L’ente di Terzo settore controllato dall’ente ecclesiastico
Nella prospettiva di isolare il patrimonio dell’ente ecclesiastico dal rischio di insolvenza relativo allo svolgimento di attività di interesse generale, una soluzione alternativa al “ramo” configura l’ente ecclesiastico come “capogruppo” di ETS e imprese sociali giuridicamente distinte, ma soggette al suo controllo grazie alla nomina dei relativi amministratori17. Secondo la logica propria dei gruppi, tale soluzione offre un duplice vantaggio: permette di utilizzare la forma giuridica ottimale per le singole attività di interesse generale, soprattutto con riguardo all’amministrazione e alla governance; e, per altro verso, consente di allocare le attività e le passività tra soggetti giuridicamente distinti, isolando ciascun componente del gruppo dal rischio di insolvenza dell’altro. Con più specifico riguardo alla disciplina del Terzo settore, la costituzione di un’impresa sociale in forma societaria offre, altresì, la possibilità che all’ente ecclesiastico controllante possa essere attribuita, nei limiti previsti dalla legge (art. 3, co. 3, lett. a, DIS), parte degli utili generati dall’attività, da utilizzare come sussidio incrociato per sostenere altre attività di carattere istituzionale o caritatevole.

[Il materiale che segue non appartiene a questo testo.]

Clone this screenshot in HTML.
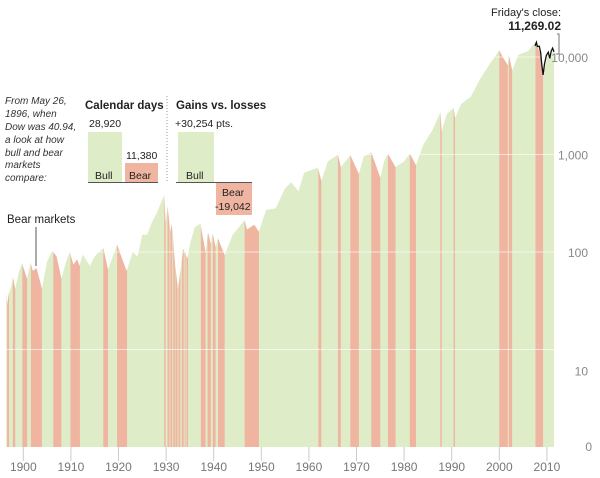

Il modello del “gruppo” non è, naturalmente, esente da limiti. Se, da un lato, infatti, comporta una moltiplicazione dei costi di gestione proporzionale al numero dei singoli enti, sotto un profilo valoriale tale approccio può determinare una maggiore distanza tra la gestione dell’attività di interesse generale e il carisma originario dell’ente ecclesiastico. Né la struttura di gruppo va intesa come capace di isolare in senso assoluto rischi e responsabilità: la distinzione tra soggetti giuridici non impedisce, infatti, nei casi previsti dall’ordinamento, la responsabilità di chi esercita il controllo, secondo quanto fatto palese dal generico riferimento agli «enti» contenuto nella previsione ex art. 2497 co. 1, c.c. sulla responsabilità di chi esercita abusivamente la direzione o il coordinamento di società, così come dalle numerose tecniche elaborate dalla giurisprudenza per superare lo schermo della personalità giuridica18.